These are testing times. While the Covid-19 pandemic is claiming lives on one hand, it’s also affecting the mental health of people around the globe. In order to deal with the dual challenge, we need to build up our emotional resilience, says Sister Shivani, a teacher in the Brahma Kumari spiritual movement in India, in conversation with Prabhu Chawla, Editorial Director, The New Indian Express, and author and senior journalist Kaveree Bamzai in TNIE Expressions, a series of live webcasts with people who matter.
On how to build the emotional resilience, Sister Shivani said we can get there by consuming less information. "Two-three decades ago, there was lesser content consumption. What we consume has a direct impact on our minds. Our emotional diet is what we watch, read and listen to. Earlier we used to consume content from parents, teachers, newspapers, good books — less content, good quality, protected era as far as content consumption is concerned. Now with 24x7 television, social media, digital platforms, even children are consuming content at every click and nobody is checking. Even during COVID-19 and the lockdown, had we consumed less information, it would have been better," she added.
Thinking less is the key, she says. "To make our minds more powerful, we need to think less and think right. Even before Covid-19, we have been living a life of emotional dependence. When the global crisis came, as a society, the message we were giving was that these times are normal, that fear and anxiety is normal. But it is not…With one crisis we cannot handle another."
There has been a significant rise in anxiety but people don’t want to go to the therapist in the fear of stepping out of the house due to the pandemic. Sister Shivani says we need to slow down our thoughts and take one day at a time. "The outer crisis will be managed; we need to take care of our minds first."

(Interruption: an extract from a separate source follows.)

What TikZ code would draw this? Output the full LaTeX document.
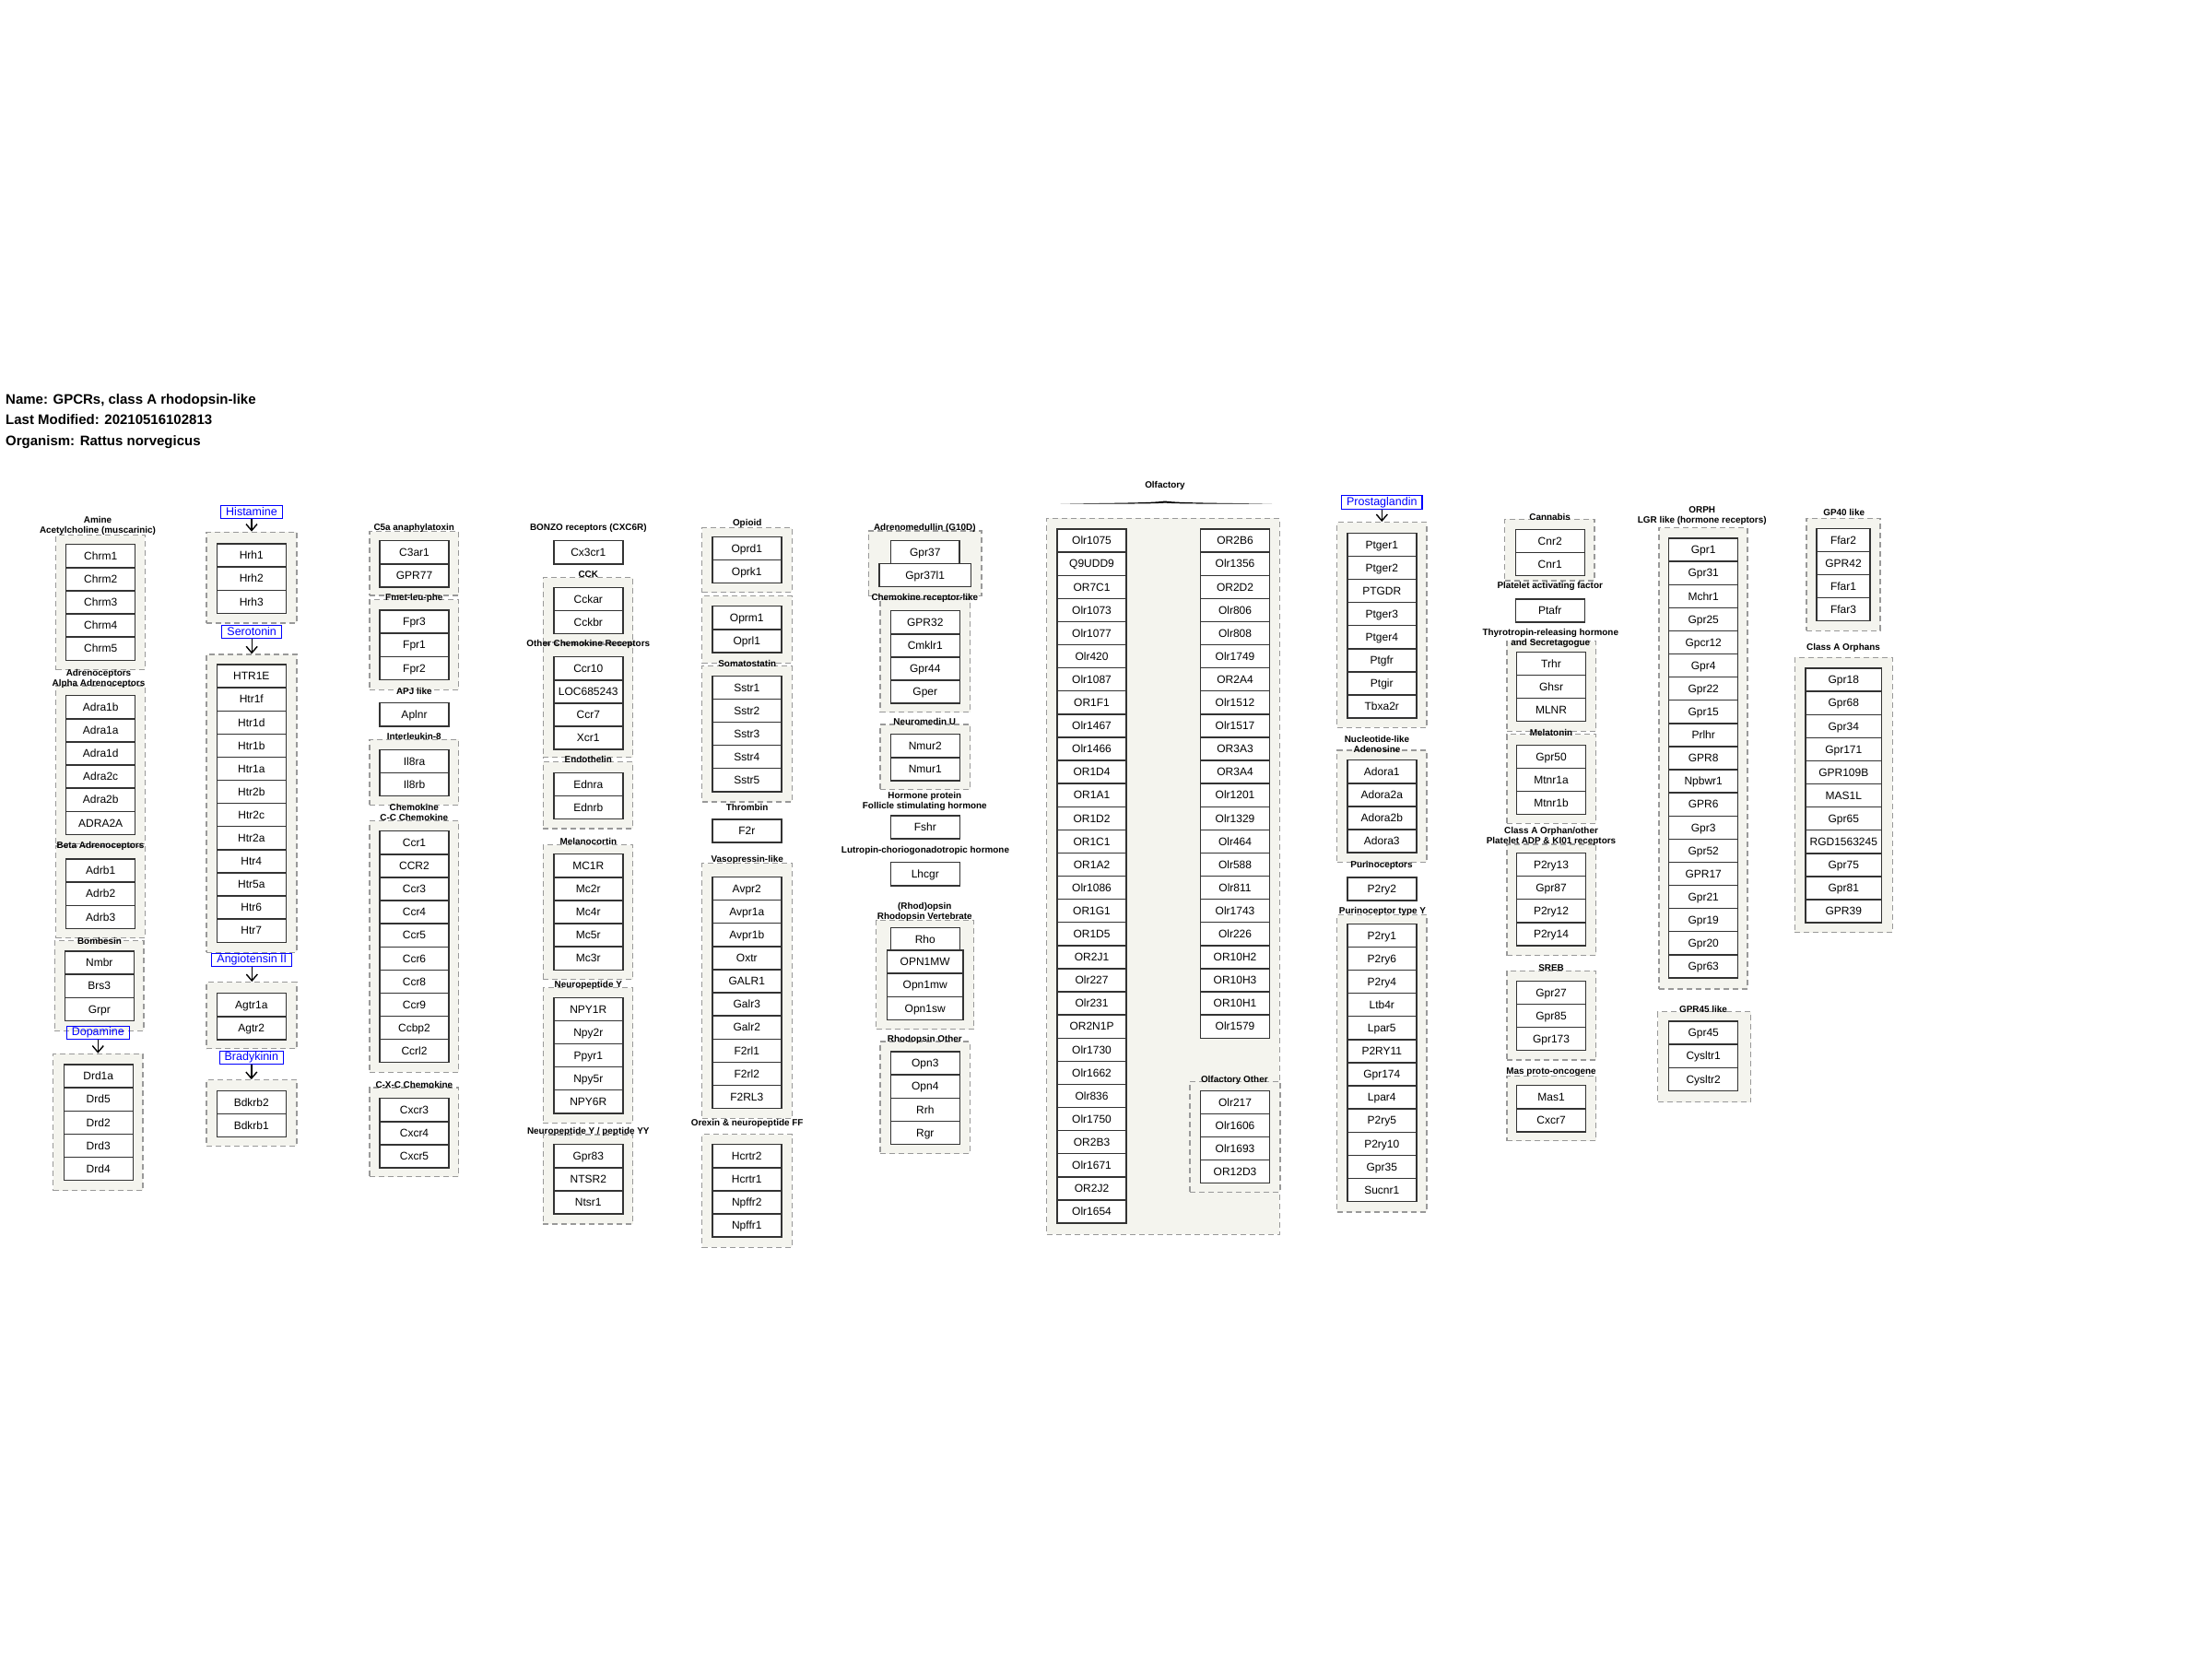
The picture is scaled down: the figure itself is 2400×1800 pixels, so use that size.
\documentclass[tikz,border=0pt]{standalone}
\usepackage{fontspec}
\setmainfont{Liberation Sans}
\usetikzlibrary{arrows.meta,fit}
\definecolor{bez}{RGB}{244,244,238}
\newcommand{\genes}[4][75]{%
  \foreach \g [count=\i from 0] in {#4}
    \node[gene,minimum width=#1pt] (g-\g) at (#2,{#3+12.55+25.1*\i}) {\g};}
\newcommand{\grpbox}[5]{\node[grp,fit={(#2,#3) (#4,#5)}] (#1) {};}
\tikzset{
  gene/.style={draw=black!80,line width=1.4pt,fill=white,minimum height=25.1pt,inner sep=0pt,
    text height=10.4pt,text depth=1.8pt,font=\fontsize{12}{14}\selectfont},
  grp/.style={draw=black!40,line width=1.3pt,dash pattern=on 6pt off 4pt,fill=bez,inner sep=0pt},
  grplab/.style={font=\bfseries\fontsize{9.9}{11}\selectfont,align=center,inner sep=0pt},
  lnk/.style={draw=blue,text=blue,line width=1.1pt,inner xsep=5.5pt,inner ysep=1.2pt,
    text height=9.5pt,text depth=2.5pt,font=\fontsize{12.5}{14}\selectfont},
  arr/.style={line width=1.4pt,-{Straight Barb[length=7pt,width=12pt]}},
}
\begin{document}
\begin{tikzpicture}[x=1pt,y=-1pt]
  \useasboundingbox (0,0) rectangle (2400,1800);
  \begin{scope}[every node/.style={anchor=base west,inner sep=0pt,font=\bfseries\fontsize{15}{18}\selectfont}]
    \node (name) at (6,438.4) {Name: GPCRs, class A rhodopsin-like};
    \node (modif) at (6,460.4) {Last Modified: 20210516102813};
    \node (orgn) at (6,483.4) {Organism: Rattus norvegicus};
  \end{scope}
  % group boxes
  \grpbox{ach}{60.7}{580.7}{157.3}{726.7}
  \grpbox{alpha}{60.7}{744}{157.3}{915.5}
  \grpbox{beta}{60.7}{918}{157.3}{1017.7}
  \grpbox{bomb}{59.3}{1020.7}{156}{1118.3}
  \grpbox{dopa}{57.7}{1143.3}{155}{1291.7}
  \grpbox{hist}{224}{577.3}{322}{676}
  \grpbox{sero}{224}{710}{322}{1033.3}
  \grpbox{angio}{224}{1065.7}{322}{1137.7}
  \grpbox{brady}{224}{1171.7}{322}{1243.3}
  \grpbox{c5a}{401}{576.7}{497.7}{646}
  \grpbox{fmet}{401}{650.7}{497.7}{748.3}
  \grpbox{il8}{401}{802.3}{497.7}{873.3}
  \grpbox{cc}{401}{890.7}{497.7}{1163.3}
  \grpbox{cxc}{401}{1180}{497.7}{1276.7}
  \grpbox{cck}{589.3}{626.7}{686.7}{697}
  \grpbox{othchem}{589.3}{699}{686.7}{821.7}
  \grpbox{endo}{589.3}{826.7}{686.7}{899}
  \grpbox{melano}{589.3}{916.7}{686.7}{1062.7}
  \grpbox{npy}{589.3}{1071.7}{686.7}{1218.3}
  \grpbox{npypyy}{589.3}{1231}{686.7}{1328}
  \grpbox{opi}{761.7}{572.7}{859.3}{642.7}
  \grpbox{opib}{761.7}{646.7}{859.3}{719.3}
  \grpbox{somat}{761.7}{722.7}{859.3}{870}
  \grpbox{vaso}{761.7}{936.7}{859.3}{1213.3}
  \grpbox{orex}{761.7}{1230.7}{859.3}{1353.3}
  \grpbox{adm}{942.3}{576}{1065}{646.7}
  \grpbox{chemlike}{955}{650}{1052.7}{772.7}
  \grpbox{nmu}{955}{786}{1052.7}{856.7}
  \grpbox{rhov}{950.7}{998.3}{1056.7}{1116.7}
  \grpbox{rhoo}{955}{1130}{1052.3}{1251.7}
  \grpbox{olf}{1135.7}{562.3}{1388.3}{1339.3}
  \grpbox{olfoth}{1291}{1173.3}{1389}{1293.3}
  \grpbox{prost}{1450.7}{566.7}{1548}{789.3}
  \grpbox{adeno}{1450.7}{814}{1548}{935.3}
  \grpbox{pury}{1450.7}{992.7}{1548}{1315}
  \grpbox{cann}{1632.7}{563.3}{1730}{630}
  \grpbox{trh}{1635}{695.7}{1731.7}{793.3}
  \grpbox{melat}{1635}{796.7}{1731.7}{893.3}
  \grpbox{ptyorph}{1635}{916}{1731.7}{1036.7}
  \grpbox{sreb}{1635}{1053.3}{1731.7}{1150}
  \grpbox{mas}{1635}{1167.3}{1731.7}{1237.7}
  \grpbox{lgr}{1800}{572.7}{1896}{1073}
  \grpbox{gpr45}{1798.5}{1097.5}{1899.5}{1195.5}
  \grpbox{gp40}{1960}{562.3}{2040}{684.3}
  \grpbox{orph}{1947.3}{713.3}{2053.3}{1011.7}
  % group labels
  \node[grplab] (t-amine) at (106,570) {Amine\\Acetylcholine (muscarinic)};
  \node[grplab] (t-adren) at (107,736) {Adrenoceptors\\Alpha Adrenoceptors};
  \node[grplab] (t-beta) at (109,918) {Beta Adrenoceptors};
  \node[grplab] (t-bomb) at (108,1021) {Bombesin};
  \node[grplab] (t-c5a) at (449.3,573.3) {C5a anaphylatoxin};
  \node[grplab] (t-fmet) at (449.3,648.7) {Fmet-leu-phe};
  \node[grplab] (t-apj) at (449.3,750) {APJ like};
  \node[grplab] (t-il8) at (449.3,799) {Interleukin-8};
  \node[grplab] (t-chem) at (449.3,881.5) {Chemokine\\C-C Chemokine};
  \node[grplab] (t-cxc) at (449.3,1177.3) {C-X-C Chemokine};
  \node[grplab] (t-bonzo) at (638.3,573.3) {BONZO receptors (CXC6R)};
  \node[grplab] (t-cck) at (638.3,623.3) {CCK};
  \node[grplab] (t-othchem) at (638.3,698.7) {Other Chemokine Receptors};
  \node[grplab] (t-endo) at (638.3,824.3) {Endothelin};
  \node[grplab] (t-melano) at (638.3,912.7) {Melanocortin};
  \node[grplab] (t-npy) at (638.3,1069) {Neuropeptide Y};
  \node[grplab] (t-npypyy) at (638.3,1227.7) {Neuropeptide Y / peptide YY};
  \node[grplab] (t-opi) at (810.7,568.3) {Opioid};
  \node[grplab] (t-somat) at (810.7,720) {Somatostatin};
  \node[grplab] (t-thromb) at (810.7,875.7) {Thrombin};
  \node[grplab] (t-vaso) at (810.7,933.3) {Vasopressin-like};
  \node[grplab] (t-orex) at (810.7,1219.3) {Orexin \& neuropeptide FF};
  \node[grplab] (t-adm) at (1003.3,573.3) {Adrenomedullin (G10D)};
  \node[grplab] (t-chemlike) at (1003.3,649) {Chemokine receptor-like};
  \node[grplab] (t-nmu) at (1003.3,782.7) {Neuromedin U};
  \node[grplab] (t-horm) at (1003.3,869.2) {Hormone protein\\Follicle stimulating hormone};
  \node[grplab] (t-lutr) at (1004,922.7) {Lutropin-choriogonadotropic hormone};
  \node[grplab] (t-rhod) at (1003.3,989.3) {(Rhod)opsin\\Rhodopsin Vertebrate};
  \node[grplab] (t-rhoo) at (1003.3,1127.7) {Rhodopsin Other};
  \node[grplab] (t-olf) at (1264,526.7) {Olfactory};
  \node[grplab] (t-olfoth) at (1339.3,1171.7) {Olfactory Other};
  \node[grplab] (t-nucl) at (1494,807.7) {Nucleotide-like\\Adenosine};
  \node[grplab] (t-puri) at (1499,939) {Purinoceptors};
  \node[grplab] (t-pury) at (1500,988.7) {Purinoceptor type Y};
  \node[grplab] (t-cann) at (1681.7,560.7) {Cannabis};
  \node[grplab] (t-paf) at (1681.7,635.7) {Platelet activating factor};
  \node[grplab] (t-trh) at (1682.3,692.2) {Thyrotropin-releasing hormone\\and Secretagogue};
  \node[grplab] (t-melat) at (1683,795) {Melatonin};
  \node[grplab] (t-ptyorph) at (1683,907.7) {Class A Orphan/other\\Platelet ADP \& KI01 receptors};
  \node[grplab] (t-sreb) at (1683,1050) {SREB};
  \node[grplab] (t-mas) at (1683,1163.3) {Mas proto-oncogene};
  \node[grplab] (t-orph) at (1846.7,560) {ORPH\\LGR like (hormone receptors)};
  \node[grplab] (t-gpr45) at (1848,1094.5) {GPR45 like};
  \node[grplab] (t-gp40) at (2000.7,555.7) {GP40 like};
  \node[grplab] (t-orphans) at (2000,703) {Class A Orphans};
  % olfactory brace
  \fill (1150.7,546.7) .. controls (1200,545.6) and (1250,545.8) .. (1264,543.5)
    .. controls (1278,545.8) and (1330,545.6) .. (1380,546.7)
    .. controls (1330,546.6) and (1278,546.8) .. (1264,545.6)
    .. controls (1250,546.8) and (1200,546.6) .. cycle;
  % linked labels
  \node[lnk] (l-hist) at (273,555.5) {Histamine};
  \node[lnk] (l-sero) at (273.2,685.5) {Serotonin};
  \node[lnk] (l-angio) at (273.3,1041.3) {Angiotensin II};
  \node[lnk] (l-brady) at (272.8,1147.3) {Bradykinin};
  \node[lnk] (l-dopa) at (106.3,1120.3) {Dopamine};
  \node[lnk] (l-prost) at (1499.3,545) {Prostaglandin};
  \draw[arr] (l-hist.south) -- (l-hist.south |- hist.north);
  \draw[arr] (l-sero.south) -- (l-sero.south |- sero.north);
  \draw[arr] (l-angio.south) -- (l-angio.south |- angio.north);
  \draw[arr] (l-brady.south) -- (l-brady.south |- brady.north);
  \draw[arr] (l-dopa.south) -- (l-dopa.south |- dopa.north);
  \draw[arr] (l-prost.south) -- (l-prost.south |- prost.north);
  % genes
  \genes{109.2}{590.7}{Chrm1,Chrm2,Chrm3,Chrm4,Chrm5}
  \genes{109.2}{754.7}{Adra1b,Adra1a,Adra1d,Adra2c,Adra2b,ADRA2A}
  \genes{109.2}{932}{Adrb1,Adrb2,Adrb3}
  \genes{107.8}{1032}{Nmbr,Brs3,Grpr}
  \genes{106.7}{1155}{Drd1a,Drd5,Drd2,Drd3,Drd4}
  \genes{272.8}{590}{Hrh1,Hrh2,Hrh3}
  \genes{272.8}{721}{HTR1E,Htr1f,Htr1d,Htr1b,Htr1a,Htr2b,Htr2c,Htr2a,Htr4,Htr5a,Htr6,Htr7}
  \genes{272.8}{1077.7}{Agtr1a,Agtr2}
  \genes{272.8}{1183.3}{Bdkrb2,Bdkrb1}
  \genes{449.5}{586.7}{C3ar1,GPR77}
  \genes{449.5}{662}{Fpr3,Fpr1,Fpr2}
  \genes{449.5}{762.7}{Aplnr}
  \genes{449.5}{813.3}{Il8ra,Il8rb}
  \genes{449.5}{901.7}{Ccr1,CCR2,Ccr3,Ccr4,Ccr5,Ccr6,Ccr8,Ccr9,Ccbp2,Ccrl2}
  \genes{449.5}{1191.7}{Cxcr3,Cxcr4,Cxcr5}
  \genes{638.3}{586.7}{Cx3cr1}
  \genes{638.3}{637.3}{Cckar,Cckbr}
  \genes{638.3}{712.7}{Ccr10,LOC685243,Ccr7,Xcr1}
  \genes{638.3}{838.3}{Ednra,Ednrb}
  \genes{638.3}{926.7}{MC1R,Mc2r,Mc4r,Mc5r,Mc3r}
  \genes{638.3}{1082.3}{NPY1R,Npy2r,Ppyr1,Npy5r,NPY6R}
  \genes{638.3}{1241.7}{Gpr83,NTSR2,Ntsr1}
  \genes{810.3}{582.3}{Oprd1,Oprk1}
  \genes{810.3}{657.7}{Oprm1,Oprl1}
  \genes{810.3}{733.3}{Sstr1,Sstr2,Sstr3,Sstr4,Sstr5}
  \genes{810.3}{889}{F2r}
  \genes{810.3}{951.5}{Avpr2,Avpr1a,Avpr1b,Oxtr,GALR1,Galr3,Galr2,F2rl1,F2rl2,F2RL3}
  \genes{810.3}{1241.7}{Hcrtr2,Hcrtr1,Npffr2,Npffr1}
  \genes[74.3]{1003.8}{586.2}{Gpr37}
  \genes[99.3]{1003.7}{611.3}{Gpr37l1}
  \genes{1003.8}{662.7}{GPR32,Cmklr1,Gpr44,Gper}
  \genes{1003.8}{796.7}{Nmur2,Nmur1}
  \genes{1003.8}{885}{Fshr}
  \genes{1003.8}{935.7}{Lhcgr}
  \genes{1003.8}{1006.7}{Rho}
  \genes[82.7]{1003.7}{1031}{OPN1MW,Opn1mw,Opn1sw}
  \genes{1003.8}{1141}{Opn3,Opn4,Rrh,Rgr}
  \genes{1184.5}{574}{Olr1075,Q9UDD9,OR7C1,Olr1073,Olr1077,Olr420,Olr1087,OR1F1,Olr1467,Olr1466,
    OR1D4,OR1A1,OR1D2,OR1C1,OR1A2,Olr1086,OR1G1,OR1D5,OR2J1,Olr227,Olr231,OR2N1P,Olr1730,Olr1662,
    Olr836,Olr1750,OR2B3,Olr1671,OR2J2,Olr1654}
  \genes{1340}{574}{OR2B6,Olr1356,OR2D2,Olr806,Olr808,Olr1749,OR2A4,Olr1512,Olr1517,OR3A3,OR3A4,
    Olr1201,Olr1329,Olr464,Olr588,Olr811,Olr1743,Olr226,OR10H2,OR10H3,OR10H1,Olr1579}
  \genes{1340}{1183.3}{Olr217,Olr1606,Olr1693,OR12D3}
  \genes{1499.3}{578.3}{Ptger1,Ptger2,PTGDR,Ptger3,Ptger4,Ptgfr,Ptgir,Tbxa2r}
  \genes{1499.3}{824.7}{Adora1,Adora2a,Adora2b,Adora3}
  \genes{1499.3}{952}{P2ry2}
  \genes{1499.3}{1002.3}{P2ry1,P2ry6,P2ry4,Ltb4r,Lpar5,P2RY11,Gpr174,Lpar4,P2ry5,P2ry10,Gpr35,Sucnr1}
  \genes{1681.7}{574.3}{Cnr2,Cnr1}
  \genes{1681.7}{650}{Ptafr}
  \genes{1683}{707.3}{Trhr,Ghsr,MLNR}
  \genes{1683}{808.3}{Gpr50,Mtnr1a,Mtnr1b}
  \genes{1683}{925.5}{P2ry13,Gpr87,P2ry12,P2ry14}
  \genes{1683}{1064.3}{Gpr27,Gpr85,Gpr173}
  \genes{1683}{1177.7}{Mas1,Cxcr7}
  \genes{1848.2}{584}{Gpr1,Gpr31,Mchr1,Gpr25,Gpcr12,Gpr4,Gpr22,Gpr15,Prlhr,GPR8,Npbwr1,GPR6,Gpr3,
    Gpr52,GPR17,Gpr21,Gpr19,Gpr20,Gpr63}
  \genes{1848.2}{1108}{Gpr45,Cysltr1,Cysltr2}
  \genes[58]{2000}{573.3}{Ffar2,GPR42,Ffar1,Ffar3}
  \genes[82.7]{2000.3}{725}{Gpr18,Gpr68,Gpr34,Gpr171,GPR109B,MAS1L,Gpr65,RGD1563245,Gpr75,Gpr81,GPR39}
\end{tikzpicture}
\end{document}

Staying on top of our game is all we want but lately it has not been possible. But how do we energies ourselves every single day? "We should not use phones after waking up. Work communication should not be the first thing in the morning. The first hour is the time to energise the mind. One could practise meditation, yoga, read spiritual books. Content consumption of high vibration is good in the mornings; it is termed as a good emotional diet… The last hour is equally important… We should try to sleep by 10 pm and disconnect from work, slow down the mind, two hours before sleeping," she suggested.